Reconstruct Text from PDFs

This guide demonstrates the accuracy of extracting text from a PDF. In this case, the extractor package extracts the text from the input PDF and then reconstructs it by writing the text for each page to a new PDF with the creator package.

The Reconstruct words fom PDF example displays the position of words in the reconstructed text PDF.

Note: Only text in a PDF will be reconstructed.

Sample input

PDF text to reconstruct

Before you begin

You should get your API key from your UniCloud account.

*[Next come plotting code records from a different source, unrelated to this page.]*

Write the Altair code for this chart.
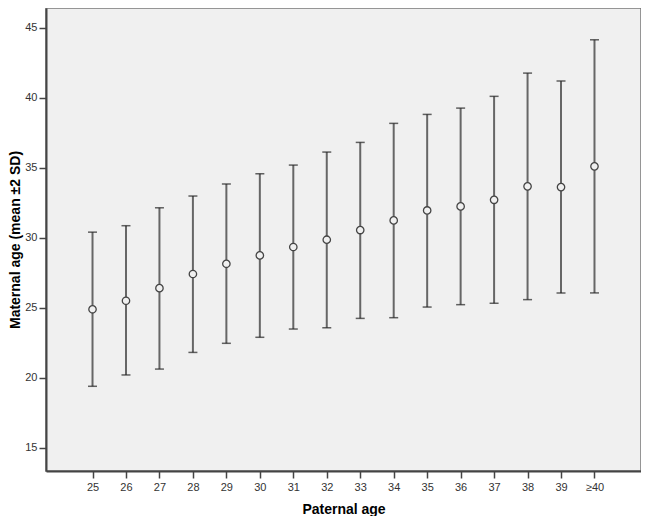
import altair as alt
import pandas as pd
import json

paternal = ["25", "26", "27", "28", "29", "30", "31", "32", "33", "34", "35", "36", "37", "38", "39", "≥40"]
mean_age = [24.89, 25.50, 26.40, 27.41, 28.14, 28.74, 29.34, 29.86, 30.55, 31.24, 31.95, 32.24, 32.71, 33.67, 33.62, 35.10]
upper = [30.40, 30.86, 32.14, 32.98, 33.84, 34.57, 35.19, 36.12, 36.81, 38.17, 38.81, 39.26, 40.10, 41.76, 41.19, 44.14]
lower = [19.39, 20.20, 20.62, 21.81, 22.46, 22.89, 23.48, 23.57, 24.24, 24.29, 25.05, 25.22, 25.32, 25.58, 26.05, 26.06]

df = pd.DataFrame({"idx": list(range(len(paternal))), "paternal": paternal,
                   "mean": mean_age, "upper": upper, "lower": lower})

FONT = "Liberation Sans"
PAD = 1.39
label_expr = "%s[datum.value]" % json.dumps(paternal, ensure_ascii=False)

x = alt.X("idx:Q", title="Paternal age",
          scale=alt.Scale(domain=[-PAD, len(paternal) - 1 + PAD], nice=False, zero=False),
          axis=alt.Axis(values=list(range(len(paternal))), labelExpr=label_expr,
                        labelAngle=0, tickSize=7, labelPadding=3, titlePadding=10,
                        labelFontSize=11, labelColor="#333333", tickColor="#444444",
                        domainColor="#444444", domainWidth=2, tickWidth=1.5,
                        titleFontSize=14, titleFontWeight="bold", titleColor="#000000",
                        labelFont=FONT, titleFont=FONT, grid=False, labelFlush=False))
yscale = alt.Scale(domain=[13.34, 46.41], nice=False, zero=False)
yaxis = alt.Axis(values=[15, 20, 25, 30, 35, 40, 45], tickSize=7, labelPadding=2, titlePadding=2,
                 labelFontSize=11, labelColor="#333333", tickColor="#444444",
                 domainColor="#444444", domainWidth=2, tickWidth=1.5,
                 titleFontSize=14, titleFontWeight="bold", titleColor="#000000",
                 labelFont=FONT, titleFont=FONT, grid=False, labelFlush=False)

base = alt.Chart(df)

bars = base.mark_rule(color="#666666", strokeWidth=2).encode(
    x=x,
    y=alt.Y("lower:Q", scale=yscale, axis=yaxis, title="Maternal age (mean ±2 SD)"),
    y2="upper:Q",
)
cap_hi = base.mark_tick(color="#222222", size=9, thickness=1.5, orient="horizontal").encode(
    x=x, y=alt.Y("upper:Q", scale=yscale))
cap_lo = base.mark_tick(color="#222222", size=9, thickness=1.5, orient="horizontal").encode(
    x=x, y=alt.Y("lower:Q", scale=yscale))
points = base.mark_point(shape="circle", size=55, filled=False, color="#444444",
                         strokeWidth=1.3, fill="#f0f0f0", fillOpacity=1).encode(
    x=x, y=alt.Y("mean:Q", scale=yscale))

chart = alt.layer(bars, cap_hi, cap_lo, points).properties(
    width=595, height=463, padding=0,
    background="#ffffff",
).configure_view(
    fill="#f0f0f0", stroke="#777777", strokeWidth=1.5
)

chart.save("out.html", embed_options={"renderer": "svg", "actions": False})
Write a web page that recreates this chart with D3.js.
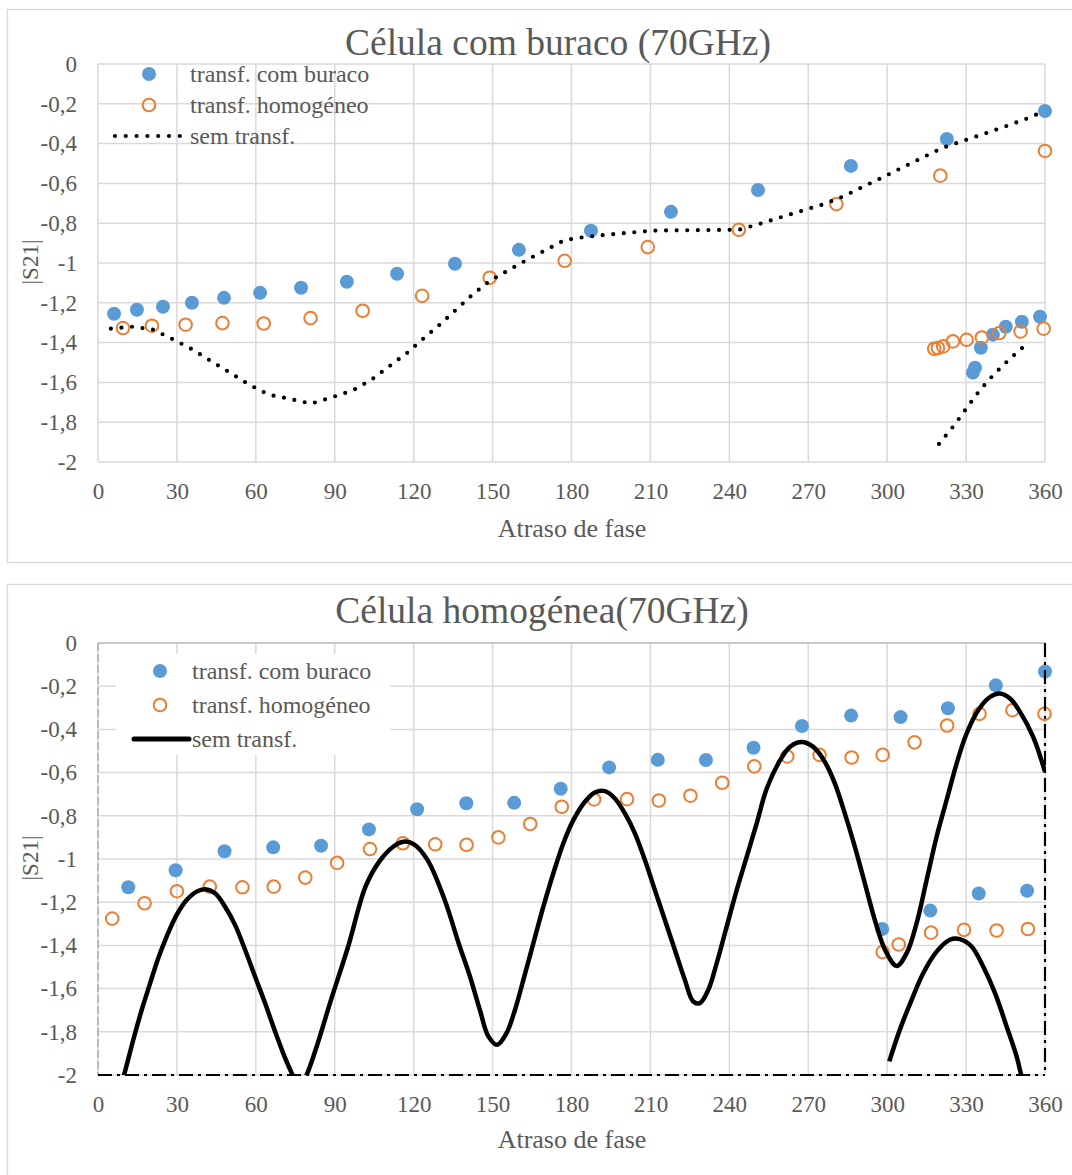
<!DOCTYPE html>
<html lang="pt">
<head>
<meta charset="UTF-8">
<title>|S21| vs atraso de fase</title>
<script src="https://cdn.jsdelivr.net/npm/d3@7"></script>
<style>
  body { margin: 0; background: #fff; }
  text { font-family: "Liberation Serif", "Times New Roman", serif; fill: #595959; }
</style>
</head>
<body>
<script>

// ---- eixos comuns
var xTicks = [0, 30, 60, 90, 120, 150, 180, 210, 240, 270, 300, 330, 360];
var yTicks = [0, -0.2, -0.4, -0.6, -0.8, -1, -1.2, -1.4, -1.6, -1.8, -2];
var seriesNames = ["transf. com buraco", "transf. homogéneo", "sem transf."];

// ---- Célula com buraco (70GHz)
var buracoBlueX = [6.1, 14.8, 24.7, 35.7, 47.9, 61.6, 77.2, 94.6, 113.7, 135.7, 160.0, 187.4, 217.8, 250.9, 286.2, 322.7, 360,
                   332.6, 333.4, 335.6, 340.2, 345.1, 351.2, 358.1];
var buracoBlueY = [-1.255, -1.235, -1.220, -1.200, -1.175, -1.150, -1.124, -1.094, -1.054, -1.004, -0.934, -0.838, -0.743, -0.633, -0.512, -0.377, -0.236,
                   -1.551, -1.526, -1.426, -1.360, -1.320, -1.295, -1.270];
var buracoOrangeX = [9.5, 20.5, 33.3, 47.3, 63.0, 80.8, 100.6, 123.2, 148.9, 177.4, 209.0, 243.6, 280.7, 320.2, 360,
                     317.9, 319.3, 321.3, 325.0, 330.2, 336.0, 342.6, 350.7, 359.5];
var buracoOrangeY = [-1.327, -1.315, -1.310, -1.302, -1.304, -1.277, -1.240, -1.165, -1.074, -0.989, -0.920, -0.833, -0.704, -0.561, -0.437,
                     -1.431, -1.427, -1.419, -1.394, -1.386, -1.374, -1.352, -1.344, -1.330];
var buracoLineX = [4.9, 13.2, 20.9, 28.9, 36.1, 43.3, 50.2, 57.4, 65.0, 73.0, 81.0, 88.9, 96.9, 103.8, 110.6, 117.5, 123.5, 130.0,
                   136.1, 142.2, 148.6, 155.8, 163.1, 177.5, 185.9, 198.4, 211.0, 243.6, 251.9, 259.6, 268.0, 276.0, 283.2,
                   290.8, 298.4, 305.6, 313.2, 320.8, 328.4, 336.4, 344.4, 352.0, 360];
var buracoLineY = [-1.330, -1.320, -1.335, -1.386, -1.436, -1.496, -1.551, -1.611, -1.662, -1.683, -1.707, -1.675, -1.640, -1.588, -1.520, -1.452, -1.382, -1.309,
                   -1.235, -1.161, -1.093, -1.038, -0.984, -0.884, -0.868, -0.852, -0.837, -0.833, -0.802, -0.770, -0.736, -0.704, -0.666,
                   -0.617, -0.569, -0.521, -0.472, -0.423, -0.388, -0.353, -0.316, -0.280, -0.236];
var buracoLine2X = [319.7, 325.4, 330.3, 335.3, 340.9, 347.0, 352.7];
var buracoLine2Y = [-1.909, -1.817, -1.727, -1.638, -1.555, -1.477, -1.411];

// ---- Célula homogénea (70GHz)
var homogBlueX = [11.5, 29.5, 48.1, 66.6, 84.8, 103.0, 121.3, 140.0, 158.2, 175.9, 194.3, 212.8, 231.1, 249.2, 267.6, 286.3, 305.1, 323.1, 341.3, 360,
                  298.1, 316.4, 334.8, 353.2];
var homogBlueY = [-1.131, -1.052, -0.964, -0.946, -0.939, -0.863, -0.770, -0.742, -0.740, -0.675, -0.576, -0.541, -0.542, -0.485, -0.384, -0.336, -0.343, -0.302, -0.196, -0.132,
                  -1.324, -1.239, -1.160, -1.147];
var homogOrangeX = [5.4, 17.7, 30.0, 42.5, 54.9, 66.8, 78.8, 90.9, 103.4, 115.9, 128.2, 140.1, 152.2, 164.3, 176.3, 188.6, 201.1, 213.2,
                    225.2, 237.3, 249.5, 262.0, 274.3, 286.5, 298.3, 310.4, 322.8, 335.1, 347.6, 359.8,
                    298.3, 304.4, 316.7, 329.2, 341.6, 353.5];
var homogOrangeY = [-1.276, -1.205, -1.149, -1.128, -1.131, -1.128, -1.086, -1.018, -0.954, -0.927, -0.932, -0.934, -0.900, -0.838, -0.758, -0.724, -0.723, -0.729,
                    -0.707, -0.647, -0.571, -0.525, -0.518, -0.530, -0.518, -0.460, -0.382, -0.328, -0.311, -0.328,
                    -1.431, -1.396, -1.341, -1.328, -1.331, -1.324];
var homogLineX = [7.5, 9.9, 13.4, 16.6, 19.8, 22.9, 26.1, 29.9, 33.7, 37.5, 40.7, 44.5, 48.3, 52.1, 55.9, 59.7, 63.5, 67.3, 71.1, 73.6, 76.5,
                  79.3, 83.1, 88.2, 95.1, 101.7, 106.9, 112.2, 116.1, 120.0, 125.3, 131.8, 137.1, 141.4, 145.2, 148.4, 151.8, 155.3,
                  158.5, 161.7, 165.5, 169.3, 173.1, 176.9, 180.7, 185.1, 188.9, 192.7, 196.5, 200.3, 204.1, 207.9, 211.7, 215.5,
                  219.3, 223.1, 226.3, 228.8, 232.0, 235.2, 239.0, 242.8, 246.6, 250.4, 254.2, 259.2, 263.0, 267.5, 271.9, 276.3,
                  280.1, 283.9, 287.7, 291.5, 295.3, 299.2, 303.6, 307.4, 311.2, 315.0, 318.8, 322.6, 326.4, 330.2, 334.6, 339.1,
                  342.8, 346.7, 350.5, 355.5, 360];
var homogLineY = [-2.1, -2.0, -1.838, -1.699, -1.576, -1.459, -1.359, -1.259, -1.190, -1.151, -1.140, -1.159, -1.221, -1.305, -1.420, -1.544, -1.667, -1.798, -1.921, -1.990, -2.06,
                  -2.0, -1.869, -1.667, -1.405, -1.128, -1.012, -0.943, -0.920, -0.931, -1.005, -1.190, -1.390, -1.544, -1.700, -1.821, -1.860, -1.806,
                  -1.699, -1.560, -1.390, -1.221, -1.066, -0.927, -0.820, -0.735, -0.692, -0.686, -0.720, -0.789, -0.881, -1.005, -1.144, -1.282,
                  -1.421, -1.560, -1.660, -1.667, -1.606, -1.482, -1.313, -1.144, -0.990, -0.835, -0.675, -0.545, -0.481, -0.458, -0.481, -0.550,
                  -0.650, -0.789, -0.943, -1.112, -1.282, -1.421, -1.495, -1.436, -1.297, -1.097, -0.897, -0.727, -0.558, -0.419, -0.311, -0.250,
                  -0.234, -0.257, -0.319, -0.435, -0.596];
var homogLine2X = [300.8, 304.8, 309.3, 313.7, 318.8, 323.8, 327.6, 332.1, 336.5, 341.0, 345.4, 349.2, 351.1, 352.5];
var homogLine2Y = [-1.937, -1.791, -1.652, -1.529, -1.429, -1.374, -1.371, -1.405, -1.498, -1.621, -1.775, -1.914, -2.006, -2.06];

function zip(xs, ys) {
    return xs.map(function (x, i) { return [x, ys[i]]; });
}

function fmt(v) {
    if (Math.abs(v) < 1e-9) return "0";
    return String(+v.toFixed(1)).replace(".", ",");
}

var W = 1072, H = 1175;
var blue = "#5B9BD5", orange = "#ED7D31";

var svg = d3.select("body").append("svg")
    .attr("width", W)
    .attr("height", H);

svg.append("rect").attr("width", W).attr("height", H).attr("fill", "#fff");

function drawChart(c) {
    var g = svg.append("g");

    // moldura do gráfico
    g.append("rect")
        .attr("x", 7.5).attr("y", c.boxY + 0.5)
        .attr("width", W + 20).attr("height", c.boxH)
        .attr("fill", "#fff").attr("stroke", "#d9d9d9").attr("stroke-width", 1.3);

    var x = d3.scaleLinear().domain([0, 360]).range([98, 1045]);
    var y = d3.scaleLinear().domain([-2, 0]).range([c.yBottom, c.yTop]);

    // grelha
    g.append("g").selectAll("line").data(xTicks).enter().append("line")
        .attr("x1", function (d) { return x(d); }).attr("x2", function (d) { return x(d); })
        .attr("y1", y(0)).attr("y2", y(-2))
        .attr("stroke", "#d9d9d9").attr("stroke-width", 1.5);
    g.append("g").selectAll("line").data(yTicks).enter().append("line")
        .attr("x1", x(0)).attr("x2", x(360))
        .attr("y1", function (d) { return y(d); }).attr("y2", function (d) { return y(d); })
        .attr("stroke", "#d9d9d9").attr("stroke-width", 1.5);

    if (c.dashBorder) {
        g.append("line").attr("x1", x(0)).attr("x2", x(360)).attr("y1", y(0)).attr("y2", y(0))
            .attr("stroke", "#bfbfbf").attr("stroke-width", 1.5);
        g.append("line").attr("x1", x(0)).attr("x2", x(0)).attr("y1", y(0)).attr("y2", y(-2))
            .attr("stroke", "#a6a6a6").attr("stroke-width", 1.3).attr("stroke-dasharray", "8 3");
    }

    // eixos
    var yAxis = g.append("g").attr("transform", "translate(" + x(0) + ",0)")
        .call(d3.axisLeft(y).tickValues(yTicks).tickFormat(fmt).tickSize(0).tickPadding(21));
    var xAxis = g.append("g").attr("transform", "translate(0," + y(-2) + ")")
        .call(d3.axisBottom(x).tickValues(xTicks).tickFormat(d3.format("d")).tickSize(0).tickPadding(21));
    [yAxis, xAxis].forEach(function (a) {
        a.select(".domain").remove();
        a.attr("font-family", null).attr("font-size", null);
        a.selectAll("text").attr("font-size", "23px").style("fill", "#595959");
    });

    // títulos
    g.append("text").attr("x", c.titleX).attr("y", c.titleY)
        .attr("text-anchor", "middle").attr("font-size", "37.5px").text(c.title);
    g.append("text").attr("x", 572).attr("y", c.xTitleY)
        .attr("text-anchor", "middle").attr("font-size", "26px").text("Atraso de fase");
    g.append("text")
        .attr("transform", "translate(38," + c.yTitleY + ") rotate(-90)")
        .attr("text-anchor", "middle").attr("font-size", "23px").text("|S21|");

    // legenda
    var lg = g.append("g");
    if (c.legendBox) {
        lg.append("rect").attr("x", c.legendBox[0]).attr("y", c.legendBox[1])
            .attr("width", c.legendBox[2]).attr("height", c.legendBox[3]).attr("fill", "#fff");
    }
    lg.append("circle").attr("cx", c.legMarkX).attr("cy", c.legRows[0]).attr("r", 7).attr("fill", blue);
    lg.append("circle").attr("cx", c.legMarkX).attr("cy", c.legRows[1]).attr("r", 6.3)
        .attr("fill", "none").attr("stroke", orange).attr("stroke-width", 2);
    var ll = lg.append("line").attr("x1", c.legLine[0]).attr("x2", c.legLine[1])
        .attr("y1", c.legRows[2]).attr("y2", c.legRows[2]).attr("stroke", "#000");
    if (c.dotted) {
        ll.attr("stroke-width", 4.2).attr("stroke-dasharray", "0 10.8").attr("stroke-linecap", "round");
    } else {
        ll.attr("stroke-width", 5).attr("stroke-linecap", "round");
    }
    lg.selectAll("text.leg").data(seriesNames).enter().append("text")
        .attr("class", "leg")
        .attr("x", c.legTextX)
        .attr("y", function (d, i) { return c.legRows[i] + 8; })
        .attr("font-size", "24px")
        .text(function (d) { return d; });

    // clip da área do gráfico
    var clipId = "clip" + c.id;
    svg.append("clipPath").attr("id", clipId).append("rect")
        .attr("x", x(0)).attr("y", y(0)).attr("width", x(360) - x(0) + 1).attr("height", y(-2) - y(0));

    // séries de marcadores
    g.append("g").selectAll("circle").data(zip(c.blueX, c.blueY)).enter().append("circle")
        .attr("cx", function (d) { return x(d[0]); })
        .attr("cy", function (d) { return y(d[1]); })
        .attr("r", 7).attr("fill", blue);
    g.append("g").selectAll("circle").data(zip(c.orangeX, c.orangeY)).enter().append("circle")
        .attr("cx", function (d) { return x(d[0]); })
        .attr("cy", function (d) { return y(d[1]); })
        .attr("r", 6.3).attr("fill", "none").attr("stroke", orange).attr("stroke-width", 2);

    // sem transf.
    var line = d3.line()
        .x(function (d) { return x(d[0]); })
        .y(function (d) { return y(d[1]); })
        .curve(c.dotted ? d3.curveLinear : d3.curveCatmullRom.alpha(0.5));
    var lines = g.append("g").attr("clip-path", "url(#" + clipId + ")");
    c.lines.forEach(function (pts) {
        var p = lines.append("path").datum(pts).attr("d", line)
            .attr("fill", "none").attr("stroke", "#000");
        if (c.dotted) {
            p.attr("stroke-width", 4.2).attr("stroke-dasharray", "0 10.6").attr("stroke-linecap", "round");
        } else {
            p.attr("stroke-width", 4.5).attr("stroke-linejoin", "round");
        }
    });

    if (c.dashBorder) {
        g.append("line").attr("x1", x(0)).attr("x2", x(360)).attr("y1", y(-2)).attr("y2", y(-2))
            .attr("stroke", "#000").attr("stroke-width", 2.2).attr("stroke-dasharray", "14 5 3 5");
        g.append("line").attr("x1", x(360)).attr("x2", x(360)).attr("y1", y(0)).attr("y2", y(-2))
            .attr("stroke", "#000").attr("stroke-width", 2.2).attr("stroke-dasharray", "14 5 3 5");
    }
}

drawChart({
    id: 1, boxY: 9, boxH: 553,
    yTop: 64, yBottom: 462,
    title: "Célula com buraco (70GHz)", titleX: 558, titleY: 55,
    xTitleY: 537, yTitleY: 262,
    legMarkX: 149, legTextX: 190, legRows: [74, 105, 136], legLine: [115, 183],
    dotted: true, dashBorder: false,
    blueX: buracoBlueX, blueY: buracoBlueY,
    orangeX: buracoOrangeX, orangeY: buracoOrangeY,
    lines: [zip(buracoLineX, buracoLineY), zip(buracoLine2X, buracoLine2Y)]
});

drawChart({
    id: 2, boxY: 584, boxH: 620,
    yTop: 643, yBottom: 1075,
    title: "Célula homogénea(70GHz)", titleX: 542, titleY: 623,
    xTitleY: 1148, yTitleY: 858,
    legMarkX: 160, legTextX: 192, legRows: [671, 705, 739], legLine: [134, 189],
    legendBox: [116, 654, 274, 101],
    dotted: false, dashBorder: true,
    blueX: homogBlueX, blueY: homogBlueY,
    orangeX: homogOrangeX, orangeY: homogOrangeY,
    lines: [zip(homogLineX, homogLineY), zip(homogLine2X, homogLine2Y)]
});

</script>
</body>
</html>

If this is your first time using UniPDF SDK, follow this guide to set up a local development environment.

Project setup

Clone the project repository

In your terminal, clone the examples repository. It contains the Go code we will be using for this guide.

git clone https://github.com/unidoc/unipdf-examples.git

Navigate to the extract folder in the unipdf-examples directory.

cd unipdf-examples/extract

Configure environment variables

Replace the UNIDOC_LICENSE_API_KEY with your API credentials from your UniCloud account.

Linux/Mac

export UNIDOC_LICENSE_API_KEY=PUT_YOUR_API_KEY_HERE

Windows

set UNIDOC_LICENSE_API_KEY=PUT_YOUR_API_KEY_HERE

How it works

Lines 14-22 import the UniPDF packages and other required dependencies.

Lines 24-31 authenticate your request with your UNIDOC_LICENSE_API_KEY with the init function.

The main function in lines 33-47 validates your input and passes it as an argument to the reconstruct function.

Lines 49-103 define the reconstruct function, which takes the inputPath as an argument. The extractor package extracts text from each page of the PDF, reconstructs the text, and writes it page by page to the output PDF, reconst.pdf.

Run the code

Run this command to reconstruct the text in a PDF. This will also get all the required dependencies to run the program.

go run reconstruct_text.go input.pdf

Sample output

You will get text per page from the input file as a PDF. The created PDF is similar to the input PDF except that the created PDF contains text only.